> [Given material]:

-- begin --

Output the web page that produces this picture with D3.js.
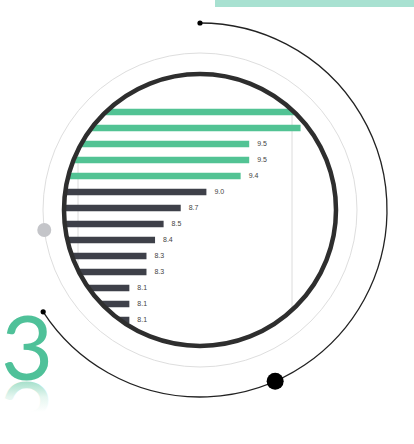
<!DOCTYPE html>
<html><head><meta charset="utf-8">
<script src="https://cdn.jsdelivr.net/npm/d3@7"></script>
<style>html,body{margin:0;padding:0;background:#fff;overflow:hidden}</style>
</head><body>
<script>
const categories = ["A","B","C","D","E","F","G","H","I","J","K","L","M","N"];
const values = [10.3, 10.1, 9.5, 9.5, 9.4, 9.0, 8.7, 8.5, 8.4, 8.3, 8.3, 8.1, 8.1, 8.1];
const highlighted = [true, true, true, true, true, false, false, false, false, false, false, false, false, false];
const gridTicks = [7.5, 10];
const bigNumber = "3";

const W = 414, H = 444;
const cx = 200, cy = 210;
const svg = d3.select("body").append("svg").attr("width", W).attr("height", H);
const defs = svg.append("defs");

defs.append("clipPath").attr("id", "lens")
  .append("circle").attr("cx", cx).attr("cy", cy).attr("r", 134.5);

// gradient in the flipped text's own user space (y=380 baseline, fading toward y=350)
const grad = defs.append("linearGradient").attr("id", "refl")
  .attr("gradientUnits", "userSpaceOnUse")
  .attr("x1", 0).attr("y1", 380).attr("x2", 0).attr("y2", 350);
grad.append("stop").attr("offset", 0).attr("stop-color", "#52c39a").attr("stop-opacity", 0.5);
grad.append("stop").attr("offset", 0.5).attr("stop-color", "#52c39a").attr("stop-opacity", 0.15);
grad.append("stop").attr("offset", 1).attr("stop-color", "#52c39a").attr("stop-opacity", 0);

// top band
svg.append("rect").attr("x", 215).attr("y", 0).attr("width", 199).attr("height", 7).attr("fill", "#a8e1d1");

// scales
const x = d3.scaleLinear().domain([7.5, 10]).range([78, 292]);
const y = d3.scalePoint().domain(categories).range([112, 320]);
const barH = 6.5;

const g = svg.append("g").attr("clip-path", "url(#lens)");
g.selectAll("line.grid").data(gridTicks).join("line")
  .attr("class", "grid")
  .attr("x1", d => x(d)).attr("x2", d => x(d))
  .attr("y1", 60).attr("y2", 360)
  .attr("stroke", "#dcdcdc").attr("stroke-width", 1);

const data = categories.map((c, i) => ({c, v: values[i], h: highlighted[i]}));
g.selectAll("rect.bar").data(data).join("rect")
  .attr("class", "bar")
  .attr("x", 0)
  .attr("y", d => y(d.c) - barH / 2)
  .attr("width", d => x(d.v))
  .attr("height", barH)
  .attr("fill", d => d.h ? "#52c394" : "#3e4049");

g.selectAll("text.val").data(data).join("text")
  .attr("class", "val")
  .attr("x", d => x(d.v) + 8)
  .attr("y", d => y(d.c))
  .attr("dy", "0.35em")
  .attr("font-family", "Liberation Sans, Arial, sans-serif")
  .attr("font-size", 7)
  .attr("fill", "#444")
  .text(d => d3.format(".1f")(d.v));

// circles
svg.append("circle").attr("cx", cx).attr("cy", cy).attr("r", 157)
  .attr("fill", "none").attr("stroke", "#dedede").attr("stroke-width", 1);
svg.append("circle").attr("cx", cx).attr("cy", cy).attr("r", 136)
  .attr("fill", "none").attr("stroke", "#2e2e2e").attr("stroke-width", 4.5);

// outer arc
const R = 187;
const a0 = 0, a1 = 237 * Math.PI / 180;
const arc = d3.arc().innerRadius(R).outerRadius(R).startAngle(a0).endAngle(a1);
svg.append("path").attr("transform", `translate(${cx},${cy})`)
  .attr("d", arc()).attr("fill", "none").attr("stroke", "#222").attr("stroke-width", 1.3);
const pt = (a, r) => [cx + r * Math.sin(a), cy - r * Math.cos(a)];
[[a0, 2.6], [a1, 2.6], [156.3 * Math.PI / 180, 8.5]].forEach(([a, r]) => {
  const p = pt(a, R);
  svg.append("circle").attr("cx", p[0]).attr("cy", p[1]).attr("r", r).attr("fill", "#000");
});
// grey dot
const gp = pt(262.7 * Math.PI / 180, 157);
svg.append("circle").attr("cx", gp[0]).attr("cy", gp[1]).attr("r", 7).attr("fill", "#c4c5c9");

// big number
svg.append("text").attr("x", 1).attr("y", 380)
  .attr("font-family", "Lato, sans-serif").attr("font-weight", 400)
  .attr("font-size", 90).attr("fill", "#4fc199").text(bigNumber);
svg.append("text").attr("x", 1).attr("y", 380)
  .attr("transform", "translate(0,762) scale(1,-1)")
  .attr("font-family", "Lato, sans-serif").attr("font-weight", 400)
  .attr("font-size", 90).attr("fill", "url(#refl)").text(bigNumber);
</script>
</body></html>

-- end --

> [Given request]:
Reproduce the listing above exactly, excluding all pictures.

> [Expected answer]:
Output the web page that produces this picture with D3.js.
<!DOCTYPE html>
<html><head><meta charset="utf-8">
<script src="https://cdn.jsdelivr.net/npm/d3@7"></script>
<style>html,body{margin:0;padding:0;background:#fff;overflow:hidden}</style>
</head><body>
<script>
const categories = ["A","B","C","D","E","F","G","H","I","J","K","L","M","N"];
const values = [10.3, 10.1, 9.5, 9.5, 9.4, 9.0, 8.7, 8.5, 8.4, 8.3, 8.3, 8.1, 8.1, 8.1];
const highlighted = [true, true, true, true, true, false, false, false, false, false, false, false, false, false];
const gridTicks = [7.5, 10];
const bigNumber = "3";

const W = 414, H = 444;
const cx = 200, cy = 210;
const svg = d3.select("body").append("svg").attr("width", W).attr("height", H);
const defs = svg.append("defs");

defs.append("clipPath").attr("id", "lens")
  .append("circle").attr("cx", cx).attr("cy", cy).attr("r", 134.5);

// gradient in the flipped text's own user space (y=380 baseline, fading toward y=350)
const grad = defs.append("linearGradient").attr("id", "refl")
  .attr("gradientUnits", "userSpaceOnUse")
  .attr("x1", 0).attr("y1", 380).attr("x2", 0).attr("y2", 350);
grad.append("stop").attr("offset", 0).attr("stop-color", "#52c39a").attr("stop-opacity", 0.5);
grad.append("stop").attr("offset", 0.5).attr("stop-color", "#52c39a").attr("stop-opacity", 0.15);
grad.append("stop").attr("offset", 1).attr("stop-color", "#52c39a").attr("stop-opacity", 0);

// top band
svg.append("rect").attr("x", 215).attr("y", 0).attr("width", 199).attr("height", 7).attr("fill", "#a8e1d1");

// scales
const x = d3.scaleLinear().domain([7.5, 10]).range([78, 292]);
const y = d3.scalePoint().domain(categories).range([112, 320]);
const barH = 6.5;

const g = svg.append("g").attr("clip-path", "url(#lens)");
g.selectAll("line.grid").data(gridTicks).join("line")
  .attr("class", "grid")
  .attr("x1", d => x(d)).attr("x2", d => x(d))
  .attr("y1", 60).attr("y2", 360)
  .attr("stroke", "#dcdcdc").attr("stroke-width", 1);

const data = categories.map((c, i) => ({c, v: values[i], h: highlighted[i]}));
g.selectAll("rect.bar").data(data).join("rect")
  .attr("class", "bar")
  .attr("x", 0)
  .attr("y", d => y(d.c) - barH / 2)
  .attr("width", d => x(d.v))
  .attr("height", barH)
  .attr("fill", d => d.h ? "#52c394" : "#3e4049");

g.selectAll("text.val").data(data).join("text")
  .attr("class", "val")
  .attr("x", d => x(d.v) + 8)
  .attr("y", d => y(d.c))
  .attr("dy", "0.35em")
  .attr("font-family", "Liberation Sans, Arial, sans-serif")
  .attr("font-size", 7)
  .attr("fill", "#444")
  .text(d => d3.format(".1f")(d.v));

// circles
svg.append("circle").attr("cx", cx).attr("cy", cy).attr("r", 157)
  .attr("fill", "none").attr("stroke", "#dedede").attr("stroke-width", 1);
svg.append("circle").attr("cx", cx).attr("cy", cy).attr("r", 136)
  .attr("fill", "none").attr("stroke", "#2e2e2e").attr("stroke-width", 4.5);

// outer arc
const R = 187;
const a0 = 0, a1 = 237 * Math.PI / 180;
const arc = d3.arc().innerRadius(R).outerRadius(R).startAngle(a0).endAngle(a1);
svg.append("path").attr("transform", `translate(${cx},${cy})`)
  .attr("d", arc()).attr("fill", "none").attr("stroke", "#222").attr("stroke-width", 1.3);
const pt = (a, r) => [cx + r * Math.sin(a), cy - r * Math.cos(a)];
[[a0, 2.6], [a1, 2.6], [156.3 * Math.PI / 180, 8.5]].forEach(([a, r]) => {
  const p = pt(a, R);
  svg.append("circle").attr("cx", p[0]).attr("cy", p[1]).attr("r", r).attr("fill", "#000");
});
// grey dot
const gp = pt(262.7 * Math.PI / 180, 157);
svg.append("circle").attr("cx", gp[0]).attr("cy", gp[1]).attr("r", 7).attr("fill", "#c4c5c9");

// big number
svg.append("text").attr("x", 1).attr("y", 380)
  .attr("font-family", "Lato, sans-serif").attr("font-weight", 400)
  .attr("font-size", 90).attr("fill", "#4fc199").text(bigNumber);
svg.append("text").attr("x", 1).attr("y", 380)
  .attr("transform", "translate(0,762) scale(1,-1)")
  .attr("font-family", "Lato, sans-serif").attr("font-weight", 400)
  .attr("font-size", 90).attr("fill", "url(#refl)").text(bigNumber);
</script>
</body></html>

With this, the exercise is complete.